But we have this treasure in earthen vessels, to show that the transcendent power belongs to God and not to us. We are afflicted in every way, but not crushed; perplexed, but not driven to despair; persecuted, but not forsaken; struck down, but not destroyed; always carrying in the body the death of Jesus, so that the life of Jesus may also be manifested in our bodies. For while we live we are always being given up to death for Jesus’ sake, so that the life of Jesus may be manifested in our mortal flesh. So death is at work in us, but life in you.
Since we have the same spirit of faith as he had who wrote, “I believed, and so I spoke,” we too believe, and so we speak, knowing that he who raised the Lord Jesus will raise us also with Jesus and bring us with you into his presence. For it is all for your sake, so that as grace extends to more and more people it may increase thanksgiving, to the glory of God.
So we do not lose heart. Though our outer nature is wasting away, our inner nature is being renewed every day. For this slight momentary affliction is preparing for us an eternal weight of glory beyond all comparison, because we look not to the things that are seen but to the things that are unseen; for the things that are seen are transient, but the things that are unseen are eternal.
For we know that if the earthly tent we live in is destroyed, we have a building from God, a house not made with hands, eternal in the heavens. Here indeed we groan, and long to put on our heavenly dwelling, so that by putting it on we may not be found naked. For while we are still in this tent, we sigh with anxiety; not that we would be unclothed, but that we would be further clothed, so that what is mortal may be swallowed up by life. He who has prepared us for this very thing is God, who has given us the Spirit as a guarantee.
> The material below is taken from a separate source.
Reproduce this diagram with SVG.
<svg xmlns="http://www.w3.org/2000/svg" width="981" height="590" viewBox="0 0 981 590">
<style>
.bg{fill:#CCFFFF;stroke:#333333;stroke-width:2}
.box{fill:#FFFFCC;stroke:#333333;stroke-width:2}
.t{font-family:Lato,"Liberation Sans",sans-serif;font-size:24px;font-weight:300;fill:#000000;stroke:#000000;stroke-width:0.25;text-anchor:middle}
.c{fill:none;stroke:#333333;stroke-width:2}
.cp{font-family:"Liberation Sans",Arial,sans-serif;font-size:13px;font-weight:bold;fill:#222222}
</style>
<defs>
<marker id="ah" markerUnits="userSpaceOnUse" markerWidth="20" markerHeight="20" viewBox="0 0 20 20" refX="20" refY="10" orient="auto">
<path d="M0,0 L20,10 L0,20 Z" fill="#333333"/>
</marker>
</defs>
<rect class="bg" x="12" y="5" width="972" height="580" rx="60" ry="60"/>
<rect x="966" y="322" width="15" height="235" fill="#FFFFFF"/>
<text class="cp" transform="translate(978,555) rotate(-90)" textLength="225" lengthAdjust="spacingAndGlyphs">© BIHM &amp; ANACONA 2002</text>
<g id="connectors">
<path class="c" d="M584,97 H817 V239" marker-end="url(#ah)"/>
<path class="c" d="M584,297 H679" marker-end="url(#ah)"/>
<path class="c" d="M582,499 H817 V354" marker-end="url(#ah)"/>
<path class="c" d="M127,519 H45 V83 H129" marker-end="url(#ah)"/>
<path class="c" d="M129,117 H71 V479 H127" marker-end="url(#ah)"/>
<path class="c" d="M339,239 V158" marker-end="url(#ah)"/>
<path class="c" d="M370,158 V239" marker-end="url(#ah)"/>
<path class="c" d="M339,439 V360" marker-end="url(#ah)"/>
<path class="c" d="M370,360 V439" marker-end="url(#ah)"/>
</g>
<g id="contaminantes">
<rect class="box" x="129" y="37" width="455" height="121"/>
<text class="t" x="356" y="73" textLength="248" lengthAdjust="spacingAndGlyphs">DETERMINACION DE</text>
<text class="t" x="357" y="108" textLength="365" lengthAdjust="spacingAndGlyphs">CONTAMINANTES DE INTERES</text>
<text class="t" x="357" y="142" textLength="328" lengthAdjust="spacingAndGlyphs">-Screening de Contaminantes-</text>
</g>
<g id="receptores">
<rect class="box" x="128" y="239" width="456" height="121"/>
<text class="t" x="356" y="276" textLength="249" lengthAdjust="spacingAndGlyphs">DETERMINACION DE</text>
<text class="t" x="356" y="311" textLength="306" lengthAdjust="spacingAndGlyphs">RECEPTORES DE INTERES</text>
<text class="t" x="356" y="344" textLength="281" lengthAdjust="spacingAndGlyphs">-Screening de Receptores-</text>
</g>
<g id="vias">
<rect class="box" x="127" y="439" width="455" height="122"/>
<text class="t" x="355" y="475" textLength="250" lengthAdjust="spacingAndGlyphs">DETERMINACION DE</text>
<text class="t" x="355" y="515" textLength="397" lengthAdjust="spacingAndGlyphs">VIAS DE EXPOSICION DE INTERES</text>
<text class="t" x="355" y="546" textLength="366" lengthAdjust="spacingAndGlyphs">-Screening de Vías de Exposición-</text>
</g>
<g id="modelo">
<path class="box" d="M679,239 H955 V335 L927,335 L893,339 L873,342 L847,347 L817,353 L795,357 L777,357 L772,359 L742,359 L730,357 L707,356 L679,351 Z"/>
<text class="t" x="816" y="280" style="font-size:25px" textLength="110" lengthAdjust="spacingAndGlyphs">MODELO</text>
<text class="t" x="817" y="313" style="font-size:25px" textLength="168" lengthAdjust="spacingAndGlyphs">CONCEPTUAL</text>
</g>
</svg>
So we are always of good courage; we know that while we are at home in the body we are away from the Lord, for we walk by faith, not by sight. We are of good courage, and we would rather be away from the body and at home with the Lord. So, whether we are at home or away, we make it our aim to please him (2Cor4:1-5:10)
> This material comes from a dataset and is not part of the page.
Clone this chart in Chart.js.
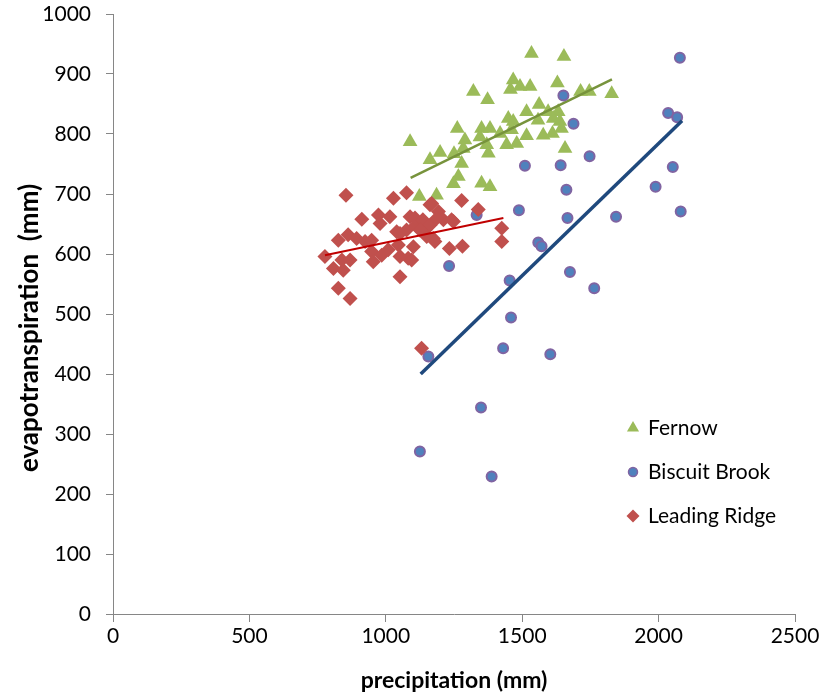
<!DOCTYPE html>
<html>
<head>
<meta charset="utf-8">
<script src="https://cdn.jsdelivr.net/npm/chart.js@4.4.0/dist/chart.umd.min.js"></script>
<style>
  html, body { margin: 0; padding: 0; background: #fff; }
  #wrap { width: 823px; height: 695px; }
</style>
</head>
<body>
<div id="wrap"><canvas id="chart" width="823" height="695"></canvas></div>
<script>
// precipitation (mm) / evapotranspiration (mm)
const fernowX = [1534, 1653, 1467, 1492, 1529, 1457, 1629, 1321, 1373, 1714, 1746, 1828,
  1562, 1516, 1595, 1632, 1449, 1467, 1558, 1614, 1638, 1262, 1351, 1382, 1419, 1461,
  1516, 1577, 1611, 1644, 1089, 1290, 1370, 1443, 1480, 1657, 1199, 1162, 1250, 1284,
  1376, 1278, 1266, 1248, 1351, 1382, 1123, 1186, 1345];
const fernowY = [934, 929, 890, 879, 879, 874, 885, 871, 857, 871, 871, 867,
  849, 837, 837, 837, 826, 821, 823, 826, 821, 809, 809, 809, 801, 807,
  797, 798, 801, 809, 787, 790, 782, 782, 784, 776, 769, 757, 767, 776,
  768, 751, 729, 717, 718, 712, 696, 698, 795];

const biscuitX = [2078, 2035, 2068, 2052, 1989, 2081, 1844, 1764, 1747, 1688, 1651, 1510,
  1641, 1662, 1488, 1666, 1559, 1571, 1675, 1454, 1459, 1430, 1603, 1156, 1349, 1125,
  1388, 1333, 1232];
const biscuitY = [927, 835, 828, 745, 712, 671, 662, 543, 763, 817, 864, 747,
  748, 707, 673, 660, 619, 613, 570, 556, 494, 443, 433, 429, 344, 271,
  229, 665, 580];

const leadingX = [854, 1028, 1076, 912, 973, 1015, 979, 1089, 1076, 1040, 826, 862, 893,
  924, 948, 777, 808, 839, 869, 844, 948, 954, 985, 1009, 1046, 1052, 1082, 1052, 826,
  869, 1101, 1110, 1278, 1339, 1162, 1193, 1248, 1211, 1425, 1425, 1233, 1281, 1174,
  1144, 1095, 1107, 1136, 1162, 1186, 1241, 1150, 1180, 1125, 1052, 1131, 1168];
const leadingY = [698, 693, 702, 658, 665, 662, 651, 662, 640, 637, 623, 632, 626,
  621, 623, 596, 576, 590, 590, 573, 604, 587, 598, 607, 615, 596, 593, 562, 543,
  526, 612, 648, 689, 674, 682, 671, 654, 657, 643, 621, 609, 613, 626,
  640, 590, 660, 657, 648, 659, 657, 629, 621, 640, 634, 443, 684];

// linear trend lines (end points)
const fernowTrendX = [1091, 1829];
const fernowTrendY = [727, 891];
const biscuitTrendX = [1128, 2086];
const biscuitTrendY = [400, 822];
const leadingTrendX = [777, 1431];
const leadingTrendY = [598, 660];

const xTicks = [0, 500, 1000, 1500, 2000, 2500];
const yTicks = [0, 100, 200, 300, 400, 500, 600, 700, 800, 900, 1000];

const FONT = 'Lato, "Open Sans", sans-serif';

function pts(xs, ys) {
  return xs.map((x, i) => ({ x: x, y: ys[i] }));
}

const green = '#9BBB59';
const blue = '#4F81BD';
const purple = '#8064A2';
const red = '#C0504D';

const series = [
  { label: 'Fernow', style: 'triangle', fill: green, border: green, radius: 7, bw: 0 },
  { label: 'Biscuit Brook', style: 'circle', fill: blue, border: purple, radius: 4.5, bw: 1.5 },
  { label: 'Leading Ridge', style: 'rectRot', fill: red, border: red, radius: 6.5, bw: 0 }
];

// legend drawn inside the plot area, markers only (no trend lines)
const insideLegend = {
  id: 'insideLegend',
  afterDraw(chart) {
    const ctx = chart.ctx;
    const x0 = 633, y0 = 428, step = 44;
    ctx.save();
    ctx.font = '21px ' + FONT;
    ctx.textBaseline = 'middle';
    series.forEach((s, i) => {
      const y = y0 + i * step;
      ctx.fillStyle = s.fill;
      ctx.strokeStyle = s.border;
      ctx.lineWidth = s.bw;
      Chart.helpers.drawPoint(ctx, { pointStyle: s.style, radius: s.radius, borderWidth: s.bw }, x0, y);
      ctx.fillStyle = '#000';
      ctx.fillText(s.label, x0 + 15, y);
    });
    ctx.restore();
  }
};

// y axis title, placed a little below the plot centre like the original
const yTitle = {
  id: 'yTitle',
  afterDraw(chart) {
    const ctx = chart.ctx;
    ctx.save();
    ctx.translate(30, 328);
    ctx.rotate(-Math.PI / 2);
    ctx.font = 'bold 26px ' + FONT;
    ctx.fillStyle = '#000';
    ctx.textAlign = 'center';
    ctx.textBaseline = 'middle';
    ctx.fillText('evapotranspiration  (mm)', 0, 0);
    ctx.restore();
  }
};

const ctx = document.getElementById('chart').getContext('2d');
new Chart(ctx, {
  type: 'scatter',
  data: {
    datasets: [
      { label: 'Fernow', data: pts(fernowX, fernowY), pointStyle: 'triangle',
        pointRadius: 8.5, pointBackgroundColor: green, pointBorderColor: green, pointBorderWidth: 0, order: 5 },
      { label: 'Fernow trend', type: 'line', data: pts(fernowTrendX, fernowTrendY),
        borderColor: '#77933C', borderWidth: 2.5, pointRadius: 0, fill: false, order: 4 },
      { label: 'Biscuit Brook', data: pts(biscuitX, biscuitY), pointStyle: 'circle',
        pointRadius: 5, pointBackgroundColor: blue, pointBorderColor: purple, pointBorderWidth: 2, order: 3 },
      { label: 'Biscuit Brook trend', type: 'line', data: pts(biscuitTrendX, biscuitTrendY),
        borderColor: '#1F497D', borderWidth: 3.5, pointRadius: 0, fill: false, order: 2 },
      { label: 'Leading Ridge', data: pts(leadingX, leadingY), pointStyle: 'rectRot',
        pointRadius: 7.5, pointBackgroundColor: red, pointBorderColor: red, pointBorderWidth: 0, order: 1 },
      { label: 'Leading Ridge trend', type: 'line', data: pts(leadingTrendX, leadingTrendY),
        borderColor: '#C00000', borderWidth: 2, pointRadius: 0, fill: false, order: 0 }
    ]
  },
  options: {
    responsive: false,
    animation: false,
    layout: { padding: { top: 14, right: 28, left: 0, bottom: 0 } },
    plugins: {
      legend: { display: false },
      tooltip: { enabled: false }
    },
    scales: {
      x: {
        type: 'linear',
        min: 0, max: 2500,
        afterBuildTicks: (s) => { s.ticks = xTicks.map(v => ({ value: v })); },
        afterFit: (s) => { s.height = 81; s.paddingLeft = 0; s.paddingRight = 0; },
        grid: { display: true, drawOnChartArea: false, drawTicks: true, tickLength: 8, color: '#868686' },
        border: { display: true, color: '#868686', width: 1 },
        ticks: { font: { family: FONT, size: 21 }, color: '#000', padding: 2, maxRotation: 0,
          callback: (v) => String(v) },
        title: { display: true, text: 'precipitation (mm)', font: { family: FONT, size: 23, weight: 'bold' }, color: '#000', padding: { top: 1, bottom: 1 } }
      },
      y: {
        type: 'linear',
        min: 0, max: 1000,
        afterBuildTicks: (s) => { s.ticks = yTicks.map(v => ({ value: v })); },
        afterFit: (s) => { s.width = 113; s.paddingTop = 0; s.paddingBottom = 0; },
        grid: { display: true, drawOnChartArea: false, drawTicks: true, tickLength: 7, color: '#868686' },
        border: { display: true, color: '#868686', width: 1 },
        ticks: { font: { family: FONT, size: 21 }, color: '#000', padding: 15,
          callback: (v) => String(v) },
        title: { display: false }
      }
    }
  },
  plugins: [insideLegend, yTitle]
});
</script>
</body>
</html>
Thank you for the opportunity to share this with you dear reader and may I request your prayer for me to be His Living Word. Perhaps, my story goes to show that no matter how great our sin, God’s mercy and grace are greater; no matter how hopeless our case, there is hope in the cross of Jesus Christ. It has been a journey of conversion from idolatrous glamour to simplicity and joy, from guilt to the gladness of salvation. I have been greatly fortunate to be given the opportunity to repent. Now, having found my peace, I live my truth to become an instrument in the hands of Almighty God with glad conviction and end this prayer with the words in Ephesians 3:20-21,
Now to him who by the power at work within us is able to do far more abundantly than all that we ask or think, to him be glory in the church and in Christ Jesus to all generations, for ever and ever. Amen.